DAVE: That’s true, but …
SCOTT: What you ought to do is talk with Angelyne about your Ouija board experience. Get together with her and do a burning too. Just hanging out with her is like a “Get Out of Jail Free” card for anything.
part I THE RHETORIC OF DAVE
Never argue with Dave. You cannot win. He will take your premise and magnify it, mangle it, stomp on it, and set it ablaze until it’s so hot and distorted that you don’t even want to touch it. Then he’ll thrust it back in your face and, mouth burning, you’ll beg him to take it away. You’ll grovel and apologize. Anything. Just as long as he allows you a retraction.
The easiest way to start an argument with Dave is to insult him. Dave likes to be criticized. If he’s done something wrong, he’ll be the first to admit it. However, if he’s insulted wrongly or blamed for something he hasn’t done, he will not take it quietly. He will go to any length to make you realize that you are wrong.
Combine this with the fact that Dave is extremely sensitive and perceptive—he can pick up on your slightest variance in mood in a second—and the window of what is criticism opens a lot wider. He has a radar for the stuff: even if an insult isn’t about him directly, he will explore it as something that could be said about him behind his back. And when he doesn’t feel he’s being treated like an equal—even if he is actually being treated like an equal—he will flip out.
So just you dare to let drop a vaguely insulting or condescending phrase, word, or gesture and, before you even realize what you’ve said, he’ll have picked it up and for the next minute, hour, week, or year you two will be rubbing it red and raw.
Dave is very good with words.
Note: When I read the above paragraphs to Dave, I was scared of insulting him so I changed a few words. From my tone of voice, he picked up on the fact that I had omitted something. Instead of flipping out, though, he suggested adding the phrase “even if he is actually being treated like an equal.”

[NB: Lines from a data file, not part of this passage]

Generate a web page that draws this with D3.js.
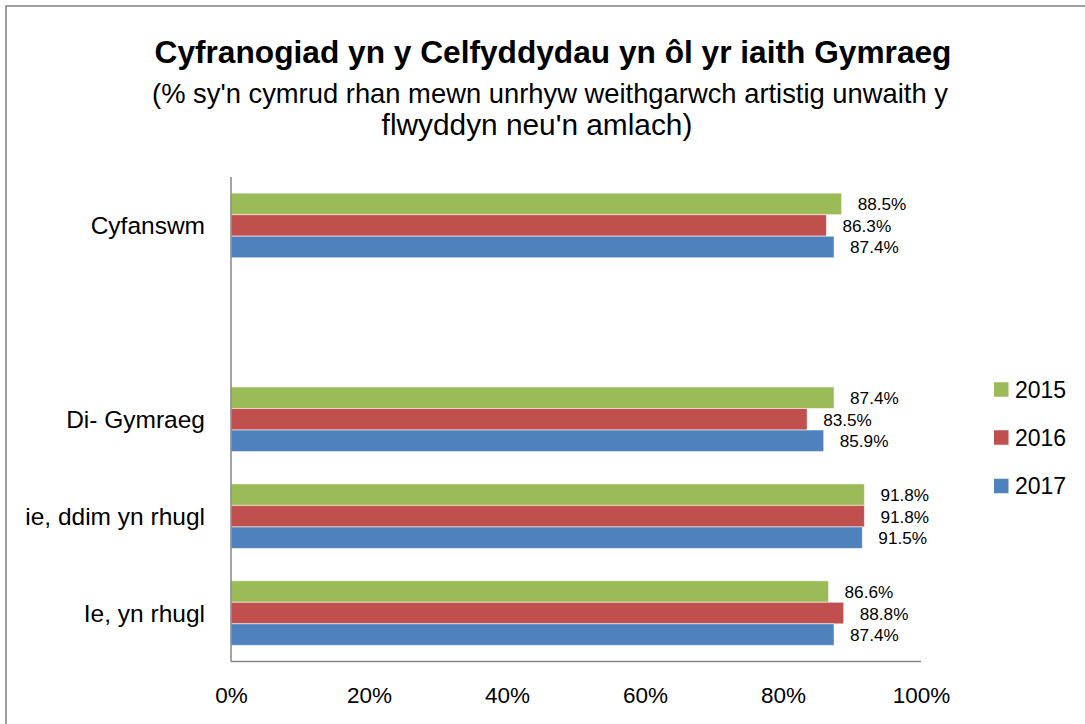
<!DOCTYPE html>
<html>
<head>
<meta charset="utf-8">
<script src="https://cdn.jsdelivr.net/npm/d3@7"></script>
<style>
  html, body { margin: 0; padding: 0; background: #fff; }
  svg { display: block; font-family: "Liberation Sans", Arial, sans-serif; }
</style>
</head>
<body>
<svg id="chart" width="1085" height="724"></svg>
<script>
const titleText = "Cyfranogiad yn y Celfyddydau yn ôl yr iaith Gymraeg";
const subtitleLines = ["(% sy'n cymrud rhan mewn unrhyw weithgarwch artistig unwaith y", "flwyddyn neu'n amlach)"];
const categories = ["Cyfanswm", "", "Di- Gymraeg", "ie, ddim yn rhugl", "Ie, yn rhugl"];
const seriesNames = ["2015", "2016", "2017"];
const seriesColors = ["#9BBB59", "#C0504D", "#4F81BD"];
const values2015 = [88.5, null, 87.4, 91.8, 86.6];
const values2016 = [86.3, null, 83.5, 91.8, 88.8];
const values2017 = [87.4, null, 85.9, 91.5, 87.4];
const xTicks = [0, 20, 40, 60, 80, 100];

const seriesValues = [values2015, values2016, values2017];

const svg = d3.select("#chart");

// outer border
svg.append("rect").attr("x", 6).attr("y", 6).attr("width", 1200).attr("height", 900)
  .attr("fill", "none").attr("stroke", "#898989").attr("stroke-width", 1.6);

function fitText(sel, target, baseSize) {
  const w = sel.node().getComputedTextLength();
  sel.attr("font-size", baseSize * target / w);
}
const title = svg.append("text").attr("x", 553).attr("y", 63).attr("text-anchor", "middle")
  .attr("font-weight", "bold").attr("font-size", 30).attr("fill", "#000").text(titleText);
fitText(title, 797, 30);

const subCenters = [550, 537];
const subWidths = [796, 311];
const subBase = [103, 135];
subtitleLines.forEach((t, i) => {
  const s = svg.append("text").attr("x", subCenters[i]).attr("y", subBase[i]).attr("text-anchor", "middle")
    .attr("font-size", 22).attr("fill", "#000").text(t);
  fitText(s, subWidths[i], 22);
});

const x0 = 231, x1 = 921, yTop = 177, yBot = 661.5;
const x = d3.scaleLinear().domain([0, 100]).range([x0, x1]);
const y = d3.scaleBand().domain(categories).range([yTop, yBot]).paddingInner(1/3).paddingOuter(1/6);
const ySub = d3.scaleBand().domain(seriesNames).range([0, y.bandwidth()]);

// bars
const g = svg.append("g");
seriesNames.forEach((s, si) => {
  const data = categories.map((c, ci) => ({ c, v: seriesValues[si][ci] })).filter(d => d.v != null);
  g.selectAll(".bar" + si).data(data).enter().append("rect")
    .attr("x", x(0))
    .attr("y", d => y(d.c) + ySub(s))
    .attr("width", d => x(d.v) - x(0))
    .attr("height", ySub.bandwidth())
    .attr("fill", seriesColors[si])
    .attr("stroke", "rgba(255,255,255,0.55)").attr("stroke-width", 1);
  g.selectAll(".lab" + si).data(data).enter().append("text")
    .attr("x", d => x(d.v) + 16)
    .attr("y", d => y(d.c) + ySub(s) + ySub.bandwidth() / 2 + 6.5)
    .attr("font-size", 17.2).attr("fill", "#000")
    .text(d => d.v.toFixed(1) + "%");
});

// axes lines
svg.append("line").attr("x1", x0).attr("x2", x0).attr("y1", yTop).attr("y2", yBot)
  .attr("stroke", "#868686").attr("stroke-width", 1.5);
svg.append("line").attr("x1", x0).attr("x2", x1).attr("y1", yBot).attr("y2", yBot)
  .attr("stroke", "#868686").attr("stroke-width", 1.5);

// x axis tick labels
const xAxis = d3.axisBottom(x).tickValues(xTicks).tickFormat(d => d + "%").tickSize(0).tickPadding(0);
const xg = svg.append("g").attr("transform", `translate(0,${yBot})`).call(xAxis);
xg.select(".domain").remove();
xg.selectAll("text").attr("font-size", 22.5).attr("font-family", "Liberation Sans, Arial, sans-serif")
  .attr("fill", "#000").attr("dy", null).attr("y", 41.5);

// y axis category labels
const yAxis = d3.axisLeft(y).tickSize(0).tickPadding(0);
const yg = svg.append("g").attr("transform", `translate(205,0)`).call(yAxis);
yg.select(".domain").remove();
yg.selectAll("text").attr("font-size", 24.5).attr("font-family", "Liberation Sans, Arial, sans-serif")
  .attr("fill", "#000").attr("x", 0).attr("dy", "0.35em");

// legend
const leg = svg.append("g");
const legY = [389.5, 437.5, 486];
seriesNames.forEach((s, i) => {
  leg.append("rect").attr("x", 994).attr("y", legY[i] - 7.25).attr("width", 14.5).attr("height", 14.5)
    .attr("fill", seriesColors[i]);
  leg.append("text").attr("x", 1015).attr("y", legY[i]).attr("dy", "0.35em")
    .attr("font-size", 23).attr("fill", "#000").text(s);
});
</script>
</body>
</html>
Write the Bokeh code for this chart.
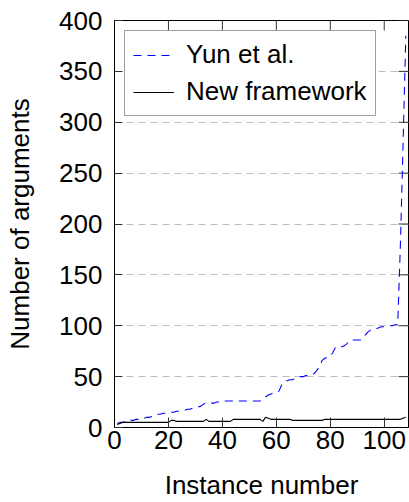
import math
from bokeh.plotting import figure
from bokeh.models import Range1d, FixedTicker, Legend, LegendItem
from bokeh.embed import file_html
from bokeh.resources import INLINE

# ---- data -------------------------------------------------------------
instances = list(range(1, 109))

yun_et_al = [
    4, 5, 5, 6, 6, 7, 7, 8, 8, 9,
    9, 10, 10, 11, 12, 13, 13, 14, 14, 15,
    15, 15, 16, 16, 17, 17, 18, 18, 19, 19,
    20, 21, 23, 24, 24, 24, 24, 25, 25, 25,
    26, 26, 26, 26, 26, 26, 26, 26, 26, 26,
    26, 26, 26, 26, 28, 30, 32, 33, 34, 34,
    36, 42, 44, 46, 47, 47, 48, 49, 50, 50,
    51, 51, 52, 53, 56, 60, 66, 68, 69, 70,
    74, 79, 79, 79, 80, 82, 85, 86, 86, 86,
    86, 88, 91, 94, 96, 97, 97, 98, 99, 99,
    100, 100, 100, 101, 101, 180, 280, 385,
]

new_framework = [
    3, 4, 5, 5, 5, 5, 5, 5, 5, 5,
    5, 5, 5, 5, 5, 5, 5, 5, 5, 5,
    7, 7, 6, 6, 6, 6, 6, 6, 6, 6,
    6, 6, 6, 8, 6, 6, 6, 6, 6, 6,
    6, 6, 6, 8, 8, 8, 8, 8, 8, 8,
    8, 8, 8, 8, 6, 10, 9, 8, 8, 8,
    8, 8, 8, 8, 8, 7, 7, 7, 7, 7,
    7, 7, 7, 7, 7, 7, 7, 8, 8, 8,
    8, 8, 8, 8, 8, 8, 8, 8, 8, 8,
    8, 8, 8, 8, 8, 8, 8, 8, 8, 8,
    8, 8, 8, 8, 8, 8, 9, 10,
]

x_ticks = [0, 20, 40, 60, 80, 100]
y_ticks = [0, 50, 100, 150, 200, 250, 300, 350, 400]

series_labels = ["Yun et al.", "New framework"]
x_label = "Instance number"
y_label = "Number of arguments"

X_MIN, X_MAX = 0, 109
Y_MIN, Y_MAX = 0, 400

# ---- styling ----------------------------------------------------------
FONT = "Liberation Sans"
FS = "26px"

p = figure(width=409, height=502, output_backend="svg", toolbar_location=None,
           x_range=Range1d(X_MIN, X_MAX), y_range=Range1d(Y_MIN, Y_MAX),
           min_border_left=114, min_border_top=20, min_border_right=1,
           min_border_bottom=0)

p.outline_line_color = "black"
p.outline_line_width = 1
p.background_fill_color = "white"
p.border_fill_color = "white"

p.xgrid.visible = False
p.ygrid.ticker = FixedTicker(ticks=y_ticks)
p.ygrid.grid_line_color = "#bdbdbd"
p.ygrid.grid_line_dash = "7 5"
p.ygrid.grid_line_width = 1

# mirrored inward ticks on the top and right frame edges (clipped to frame)
p.scatter(x_ticks, [Y_MAX] * len(x_ticks), marker="dash",
          size=20, angle=math.pi / 2, line_color="#333333", line_width=1)
p.scatter([X_MAX] * len(y_ticks), y_ticks, marker="dash",
          size=20, line_color="#333333", line_width=1)

r_yun = p.line(instances, yun_et_al, line_color="#0000ff", line_width=1.1,
               line_dash="8 6")
r_new = p.line(instances, new_framework, line_color="black", line_width=1.1)


def style_axis(ax, ticks, tick_len):
    ax.ticker = FixedTicker(ticks=ticks)
    ax.major_tick_in = tick_len
    ax.major_tick_out = 0
    ax.minor_tick_in = 0
    ax.minor_tick_out = 0
    ax.axis_line_color = "black"
    ax.major_tick_line_color = "#333333"
    ax.major_label_text_font = FONT
    ax.major_label_text_font_size = FS
    ax.major_label_text_color = "black"
    ax.axis_label_text_font = FONT
    ax.axis_label_text_font_size = FS
    ax.axis_label_text_font_style = "normal"
    ax.axis_label_text_color = "black"


style_axis(p.xaxis[0], x_ticks, 10)
p.xaxis[0].axis_label = x_label
p.xaxis[0].major_label_standoff = 3
p.xaxis[0].axis_label_standoff = 18

style_axis(p.yaxis[0], y_ticks, 8)
p.yaxis[0].axis_label = y_label
p.yaxis[0].major_label_standoff = 12
p.yaxis[0].axis_label_standoff = 21

legend = Legend(items=[LegendItem(label=series_labels[0], renderers=[r_yun]),
                       LegendItem(label=series_labels[1], renderers=[r_new])],
                location="top_left")
legend.margin = 10
legend.padding = 8
legend.spacing = 6
legend.glyph_width = 41
legend.glyph_height = 24
legend.label_standoff = 12
legend.label_text_font = FONT
legend.label_text_font_size = FS
legend.label_text_color = "black"
legend.border_line_color = "#404040"
legend.border_line_width = 1
legend.background_fill_color = "white"
legend.background_fill_alpha = 1.0
p.add_layout(legend, "center")

open("out.html", "w").write(file_html(p, INLINE))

part II THE GREAT CHILI PEPPERS DEBATE: “BRINGING IT ON YOURSELF”*
A NOTE TO THE READER: As I read this almost two years later, I am struggling with who I am now and who I was when I had this conversation. Today, I have no animosity toward any of the people mentioned here. I am friends with them all. I realize now that my outlook was the very thing that contributed to my downward spiral. Looking back, it’s clear how easy it was to point the finger at everybody except myself. I just don’t feel like this anymore, or even act like this. I present it in hopes that others will learn from it, because I certainly have.
—Dave
June 1, 2000
ADAM SCHNEIDER [recently fired and later rehired Jane’s Addiction manager]: How much are you going to get into the stuff with the Red Hot Chili Peppers in your book?
DAVE: Oh, we’ll get into it.
ADAM: Will you characterize yourself as being asked to leave the band, or will you kind of say that you brought that on yourself?
DAVE: Why did I bring it on myself?
ADAM: By going on MTV and saying, “Well, I don’t even know if I’m in the Peppers. I can do stuff on my own.”
DAVE: I didn’t say that. I just said, “No matter what band I’m in, whether I’m in the Chili Peppers, Jane’s Addiction, or neither—and I stress neither—I’ll be doing something creative.” And besides, I wasn’t given a reason by those guys other than, “The guys are uncomfortable with some of your life choices.”
ADAM: So you’re saying that you would have stayed in the Peppers had that not happened?
DAVE: No. I’m saying I didn’t bring it on myself. You really think I brought that on?
ADAM: Well, from the outside looking in, to a degree I do think that. I think that’s what you wanted to do; I think you wanted to do your own thing. You wanted out of those bands.
DAVE: What I wanted and the way it happened are different things. I wanted out, but how did I bring it on?
ADAM: By wanting out.
DAVE: But I was not verbal to anyb
ody—in fact, I hadn’t seen any of them in months except for Flea.
ADAM: Look, I’m not going to argue with you. But do you wanna hear what I have to say about it?
DAVE: I’m curious as to why …
ADAM: On the Jane’s tour, the fact that you got back into doing drugs and stuff like that broke down a relationship with Flea [who replaced bassist Eric Avery on the Jane’s tour] to a point.
DAVE: Getting back into drugs before I went on the Jane’s tour didn’t break down any relationships. Maybe it strengthened them. All I did was see everybody and hang out with them more.
ADAM: What about the fact that you got into drugs when Kiedis was coming out of them?
DAVE: I do not see that at all. I did not spend a day of my life fucked up in the Peppers.
ADAM: Well, then, maybe now is the time that is the most controversial for you.
DAVE: That’s true, but I’m still asking how I brought it on. I didn’t bring it on any more than anyone else in the band brought it on.
ADAM: That’s true.
DAVE: I didn’t make a choice. And I don’t feel like I alienated any relationship with Perry or Stephen [Perkins, Jane’s Addiction’s drummer] as a result of that MTV show, and that was essentially saying the same thing to them as I said to the Chili Peppers.
ADAM: You yourself said to me so many times that you just weren’t into the Peppers …
DAVE: But that’s not bringing it on, because other people in the band said that at various times too.
ADAM: Well, I just think that when people have a certain belief or a certain kind of attitude that it can permeate their life in a way that has an effect. Like if you say on MTV, “I’m not in the band—”
DAVE: I didn’t say that. Let’s watch it, I did not say that.
ADAM: Okay, I could be wrong, but the theory is that your heart was not in the Peppers.
DAVE: Granted. That’s not a theory; that’s a fact. But I still don’t see how I brought on leaving the band.
ADAM: What if I was to ask you how you’d have liked things to have played out with the Peppers?